Oireachtas Joint and Select Committees
Thursday, 19 April 2018
Joint Oireachtas Committee on the Implementation of the Good Friday Agreement
Issues Facing Prisoners and Ex-Prisoners: Discussion
2:00 pm
Mr. Michael Culbert:
The British Government has five legislative measures that mitigate against me and citizenship. That is the basis of my inequality of citizenship as I reside in the North of Ireland. There are also several legislative measures in this jurisdiction that mitigate against people who have been in prison for political charges. I fully understand people not appreciating my particular republican perspective, but I would like them to understand it. That is probably what I would like to be accepted. Our problem is that as long as the legislation that existed during the conflict continues to exist, sometimes people like us are at a loss to explain to people what has changed. If I say to people that things are much better and the Good Friday Agreement is there to underpin it, people can still say that they cannot get on an airplane and go to Canada or wherever and visit their children. It is difficult and one of the main reasons, particularly in the North of Ireland and as has been outlined in the research of Professor Peter Shirlow, who I mentioned earlier, is the five British legislative measures.

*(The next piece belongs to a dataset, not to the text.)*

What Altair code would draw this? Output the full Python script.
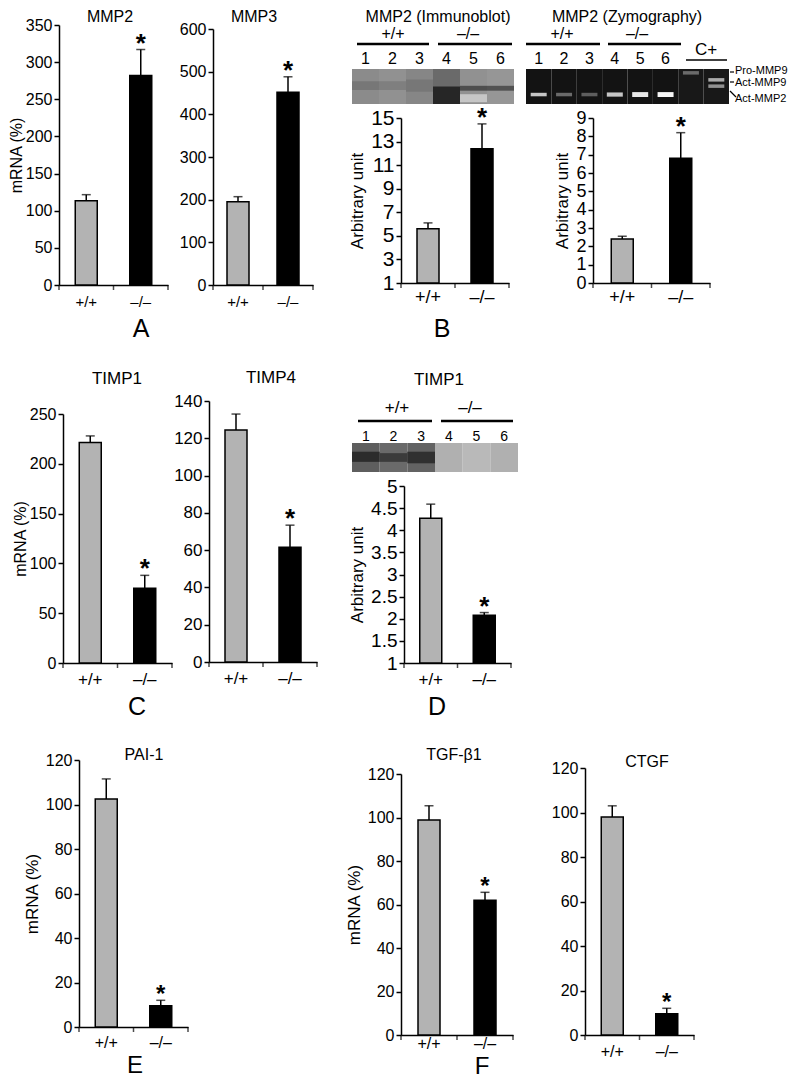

They cover everything from our inability to travel to our inability to seek psychological assistance, for example. Many people are traumatised but, currently, under some of the legislation in the North of Ireland a professional cannot treat somebody in privacy. If a professional hears something from a client or a patient which was relevant to the conflict and does not report it, even today, the professional can be charged with withholding information. It is almost unbelievable that this exists. That is at the extreme end of the spectrum. The other end is that I could still be charged with something that happened, perhaps, in the early 1970s. Either the war is over or it is not. We are totally supportive of the peace process. We really want it to work and we promote it, but the people who are doing that are the people who are most likely at the sharp end of the legislation that is still in place. All we need is somebody who will try to advocate not on behalf of us but on behalf of equality for all in our society. That would do it.
I am in contact with Kevin Conmy, the Department of Foreign Affairs and Trade representative in Belfast. He is trying to rectify a situation I mentioned earlier relating to the deportation of four Irish citizens from Mexico. They all arrived with their holiday gear to go to Cancún in Mexico, but because one of them had been imprisoned and released in 1983, the four were deported and their passports were stamped as having been deported. How is that a way to treat Irish citizens, especially the three who had never been in prison? They were with the man who had been in prison. These are the small individualised silos we constantly have to deal with because people do not know how to deal with them. It is up to us to try to work on their behalf. On the larger scale, I am hoping people with power can possibly exert some type of influence.